SpaceX can commercialize parts of its supply chain to satisfy the $5-billion funding gap of the BFR development. SpaceX can leverage its capabilities in manufacturing, and R&D to outsource reusable components to other space companies launching rockets. Reusable rockets have a clear advantage in this industry, and other competitors are increasing investments into designing reusable parts leading to their compatibility with SpaceX parts. This initiative also aligns with SpaceX’s mandate of promoting space innovation to reach Mars.

The major cost components of any rocket include the first-stage engine, second-stage engine, and rocket boosters. The average cost of these components in the industry is $68 million for a one-time launch. Conversely, SpaceX can sell the same components for $39 million at a 40-per-cent margin for 10 launches before replacement is required. Evidently, procuring reusable parts provides significant cost savings for SpaceX consumers.

In addition, to make these components compatible with its customers’ rocket designs and to provide the services required to operate these parts, SpaceX can incorporate a $40-million service fee into their sales. This service fee includes all the necessary assistance needed from SpaceX to ensure successful launches. This brings the total “package” cost to procure SpaceX components to $79 million for parts that can be reused up to 10 times. After 10 rocket launches, a SpaceX customer will realize up to $590 million in savings.

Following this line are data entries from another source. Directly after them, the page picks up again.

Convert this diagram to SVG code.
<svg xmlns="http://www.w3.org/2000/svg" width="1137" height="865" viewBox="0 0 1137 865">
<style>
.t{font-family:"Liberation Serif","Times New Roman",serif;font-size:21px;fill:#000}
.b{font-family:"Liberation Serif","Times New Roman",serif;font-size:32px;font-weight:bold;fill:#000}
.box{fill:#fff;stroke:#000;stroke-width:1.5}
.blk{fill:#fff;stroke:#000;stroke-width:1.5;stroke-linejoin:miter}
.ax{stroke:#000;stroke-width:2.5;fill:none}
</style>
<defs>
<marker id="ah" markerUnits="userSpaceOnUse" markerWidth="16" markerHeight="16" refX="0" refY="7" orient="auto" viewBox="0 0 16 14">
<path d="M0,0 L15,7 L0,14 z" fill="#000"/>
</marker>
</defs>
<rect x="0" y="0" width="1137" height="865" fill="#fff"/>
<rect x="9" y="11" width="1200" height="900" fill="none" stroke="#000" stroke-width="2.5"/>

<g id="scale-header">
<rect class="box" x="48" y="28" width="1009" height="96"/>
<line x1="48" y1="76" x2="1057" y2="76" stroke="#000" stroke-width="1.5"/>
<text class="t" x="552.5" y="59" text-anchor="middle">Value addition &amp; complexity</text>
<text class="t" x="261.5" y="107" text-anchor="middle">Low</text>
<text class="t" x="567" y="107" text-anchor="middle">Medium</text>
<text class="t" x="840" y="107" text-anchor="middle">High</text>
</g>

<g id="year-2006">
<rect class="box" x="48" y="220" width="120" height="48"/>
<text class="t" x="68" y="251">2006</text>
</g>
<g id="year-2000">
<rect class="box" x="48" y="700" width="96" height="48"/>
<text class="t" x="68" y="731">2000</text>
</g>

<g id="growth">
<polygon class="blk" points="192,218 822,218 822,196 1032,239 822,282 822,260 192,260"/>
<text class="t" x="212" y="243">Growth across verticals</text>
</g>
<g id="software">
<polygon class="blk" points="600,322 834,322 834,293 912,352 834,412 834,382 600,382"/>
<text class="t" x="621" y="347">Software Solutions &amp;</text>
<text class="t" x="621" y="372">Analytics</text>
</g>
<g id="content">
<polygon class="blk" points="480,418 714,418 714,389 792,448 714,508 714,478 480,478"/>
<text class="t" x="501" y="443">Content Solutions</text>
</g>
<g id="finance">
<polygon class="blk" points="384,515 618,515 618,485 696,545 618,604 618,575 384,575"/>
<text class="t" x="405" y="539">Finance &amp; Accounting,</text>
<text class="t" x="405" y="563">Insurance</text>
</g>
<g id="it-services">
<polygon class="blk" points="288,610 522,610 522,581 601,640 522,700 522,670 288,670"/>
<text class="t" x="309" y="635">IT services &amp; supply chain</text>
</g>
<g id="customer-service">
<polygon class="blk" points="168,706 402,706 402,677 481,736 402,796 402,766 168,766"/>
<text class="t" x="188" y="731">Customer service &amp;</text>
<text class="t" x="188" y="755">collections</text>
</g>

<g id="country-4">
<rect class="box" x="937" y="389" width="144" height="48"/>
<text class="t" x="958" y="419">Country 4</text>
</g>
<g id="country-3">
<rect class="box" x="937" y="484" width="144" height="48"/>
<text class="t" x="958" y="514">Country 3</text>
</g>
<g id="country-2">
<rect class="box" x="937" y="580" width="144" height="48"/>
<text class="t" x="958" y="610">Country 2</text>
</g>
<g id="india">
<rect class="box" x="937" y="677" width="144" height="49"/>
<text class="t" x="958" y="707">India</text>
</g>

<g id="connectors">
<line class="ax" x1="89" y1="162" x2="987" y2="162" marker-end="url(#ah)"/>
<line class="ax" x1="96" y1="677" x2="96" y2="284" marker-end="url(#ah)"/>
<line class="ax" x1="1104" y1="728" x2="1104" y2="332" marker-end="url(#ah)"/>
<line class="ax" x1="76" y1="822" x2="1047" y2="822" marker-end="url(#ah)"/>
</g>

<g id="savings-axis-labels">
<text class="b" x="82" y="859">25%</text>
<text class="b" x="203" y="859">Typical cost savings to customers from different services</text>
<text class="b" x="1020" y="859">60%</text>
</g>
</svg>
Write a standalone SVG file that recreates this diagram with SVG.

At a 40-per-cent margin, SpaceX would need to sell 90 packages to generate the $5 billion in cash it needs. There are approximately 17 manufacturers of space rockets internationally in which major competitors have invested into reusable components, and 134 scheduled launches for 2018. Initially, sales will be limited to manufacturers who currently have the capabilities to incorporate reusable engines into their rockets. However, supplying SpaceX engines in the market should lower the technical barriers for other manufacturers to begin developing the necessary reusable components to also become SpaceX customers. With its superior reusable technology and significant cost savings, it is reasonable to expect SpaceX to achieve this target in time for the BFR deadline.

Conveniently, acting as a supplier within this industry already has precedent. Aerojet Rocketdyne, a public company operating in the defence and aerospace industry, develops and manufactures several types of propulsion systems for rockets and missiles. Aerojet sells as a prime contractor or a subcontractor on a project-by-project basis. One of the company’s largest customers is ULA, which currently uses Aerojet Rocketdyne engines for Delta-IV launches.

One Team, One Dream

SpaceX is different from most multi-billion-dollar companies. It operates in a brand-new industry that is incredibly complex and may be out of reach for many investors. To depend less heavily on equity investors, and to increase its operational financial stability, SpaceX should behave in a more orthodox manner. By commercializing parts of its supply chain, SpaceX will be able to close the $5 billion BFR funding gap through the sale of reusable products and services to strengthen success rates of launches.

Although it may seem counterintuitive to help competitors who are operating in the same industry, the race to Mars is not purely a business opportunity, but also a societal one. Musk has always believed that colonizing Mars will save humanity and that commercialization is an integral catalyst toward this goal. Given Musk’s past open-sourcing of Tesla patents and belief in free market ideas, the adoption of the commercialization strategy by SpaceX is realistic. After all, it was Musk who emphatically stated that the goal of Tesla Motors is to “accelerate the advent of sustainable transport by bringing compelling mass market electric cars to market as soon as possible.”